His goal is to raise $20,000 for youth mental health organisation, Batyr, by the time he reaches Sydney on Anzac Day.

The 58-year-old started his trek at Gilgandra on Sunday, March 21, inspired by the famous Coo-ee March of more than 100 years ago.

Three of Mr Lindhout's great uncles served in World War I and a box of wartime letters kept by his mother helped spark his historical tribute. He has written a book based on letters sent to his great aunt, Florence Campbell, by Private Jack Jensen, during the war.

"There's a letter from June 1919, after the Armistice, that I cried when I read because his battles didn't finish on Armistice Day," he said. "He brought back to Australia a lot of the traumatic stress that accompanies our veterans."

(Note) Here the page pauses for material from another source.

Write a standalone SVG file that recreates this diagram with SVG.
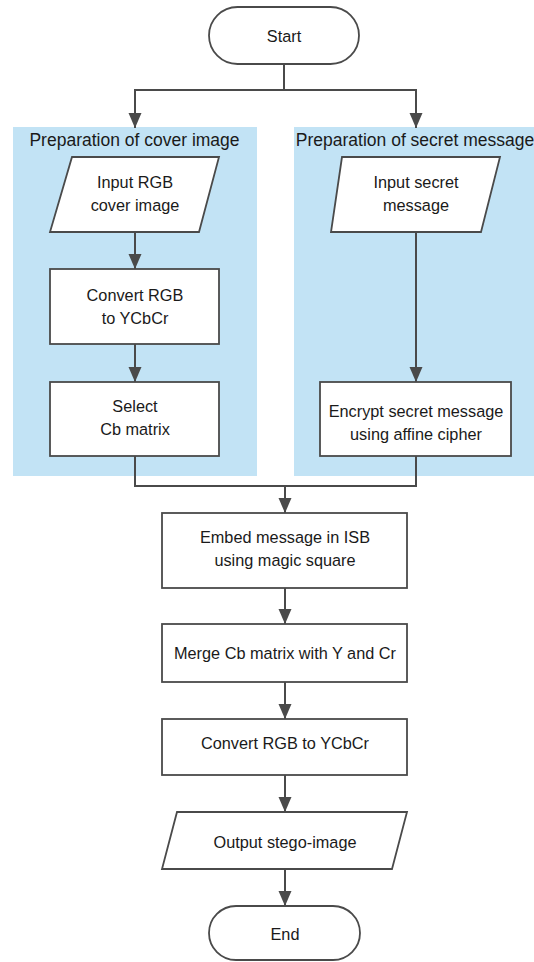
<svg xmlns="http://www.w3.org/2000/svg" width="534" height="962" viewBox="0 0 534 962">
<defs>
<style>
.panel{fill:#c2e3f5;stroke:none}
.node{fill:#ffffff;stroke:#4a4a4a;stroke-width:1.8}
.t{font-family:"Liberation Sans",Arial,sans-serif;font-size:16.3px;fill:#1a1a1a;text-anchor:middle}
.title{font-family:"Liberation Sans",Arial,sans-serif;font-size:17.5px;fill:#1a1a1a;text-anchor:middle}
.c{fill:none;stroke:#4a4a4a;stroke-width:2}
.ca{fill:none;stroke:#4a4a4a;stroke-width:2;marker-end:url(#ah)}
</style>
<marker id="ah" markerUnits="userSpaceOnUse" markerWidth="16" markerHeight="14" refX="15" refY="6.5" orient="auto">
<path d="M0,0 L15,6.5 L0,13 z" fill="#4a4a4a"/>
</marker>
</defs>
<rect width="534" height="962" fill="#ffffff"/>
<g id="panel-cover">
<rect class="panel" x="13" y="127" width="244" height="349"/>
<text class="title" x="134.5" y="146">Preparation of cover image</text>
</g>
<g id="panel-secret">
<rect class="panel" x="294" y="127" width="240" height="349"/>
<text class="title" x="415" y="146">Preparation of secret message</text>
</g>
<g id="connectors">
<path class="c" d="M284,64 V90"/>
<path class="ca" d="M284,90 H135 V128"/>
<path class="ca" d="M284,90 H416 V128"/>
<path class="ca" d="M135,232 V269"/>
<path class="ca" d="M135,344 V382"/>
<path class="ca" d="M416,232 V382"/>
<path class="c" d="M135,456 V486 H416 V456"/>
<path class="ca" d="M285,486 V513"/>
<path class="ca" d="M285,588 V624"/>
<path class="ca" d="M285,682 V719"/>
<path class="ca" d="M285,775 V812"/>
<path class="ca" d="M285,869 V906"/>
</g>
<g id="start">
<rect class="node" x="209" y="7" width="150" height="57" rx="28.5"/>
<text class="t" x="284" y="42">Start</text>
</g>
<g id="input-rgb">
<polygon class="node" points="72,157 219,157 199,232 50,232"/>
<text class="t" x="135" y="188">Input RGB</text>
<text class="t" x="135" y="211">cover image</text>
</g>
<g id="convert-rgb">
<rect class="node" x="50" y="269" width="169" height="75"/>
<text class="t" x="135" y="301">Convert RGB</text>
<text class="t" x="135" y="324">to YCbCr</text>
</g>
<g id="select-cb">
<rect class="node" x="50" y="382" width="169" height="74"/>
<text class="t" x="135" y="412">Select</text>
<text class="t" x="135" y="435">Cb matrix</text>
</g>
<g id="input-secret">
<polygon class="node" points="342,157 500,157 481,232 331,232"/>
<text class="t" x="416" y="188">Input secret</text>
<text class="t" x="416" y="211">message</text>
</g>
<g id="encrypt">
<rect class="node" x="320" y="382" width="191" height="74"/>
<text class="t" x="416" y="417">Encrypt secret message</text>
<text class="t" x="416" y="440">using affine cipher</text>
</g>
<g id="embed">
<rect class="node" x="162" y="513" width="245" height="75"/>
<text class="t" x="285" y="543">Embed message in ISB</text>
<text class="t" x="285" y="566">using magic square</text>
</g>
<g id="merge">
<rect class="node" x="162" y="624" width="245" height="58"/>
<text class="t" x="285" y="659">Merge Cb matrix with Y and Cr</text>
</g>
<g id="convert-2">
<rect class="node" x="162" y="719" width="245" height="56"/>
<text class="t" x="285" y="749">Convert RGB to YCbCr</text>
</g>
<g id="output">
<polygon class="node" points="177,812 407,812 392,869 162,869"/>
<text class="t" x="285" y="848">Output stego-image</text>
</g>
<g id="end">
<rect class="node" x="209" y="906" width="151" height="54" rx="27"/>
<text class="t" x="285" y="940">End</text>
</g>
</svg>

Mr Lindhout said while "we've come a long way understanding mental health issues in 100 years, there's still a massive stigma around mental health".

"I thought, 'How can I be part of the solution?' so I partnered with Batyr, whose mission is to prevent youth suicide."

BERGHOFERS PASS: Pieter at the 1912 track at Mount Victoria.

BERGHOFERS PASS: Pieter at the 1912 track at Mount Victoria.

Mr Lindhout tackled Berghofers Pass at Mount Victoria on April 13.

"That's an old 1912 pass, I've never done that before so you know what a gift right, to be out in the country bush walking off the main road for a day...it's just too delightful for words," he told the Lithgow Mercury.

He said the other highlights of his journey had been the kindness of strangers and in particular sparking up conversations around mental health.

"You end up sharing some quite deep personal stories often of grief from people around mental health and youth suicide," he said.

The original Coo-ee March left Gilgandra with 25 men on October 10, 1915, and arrived in Martin Place, Sydney on November 12, 1915, with 263 recruits.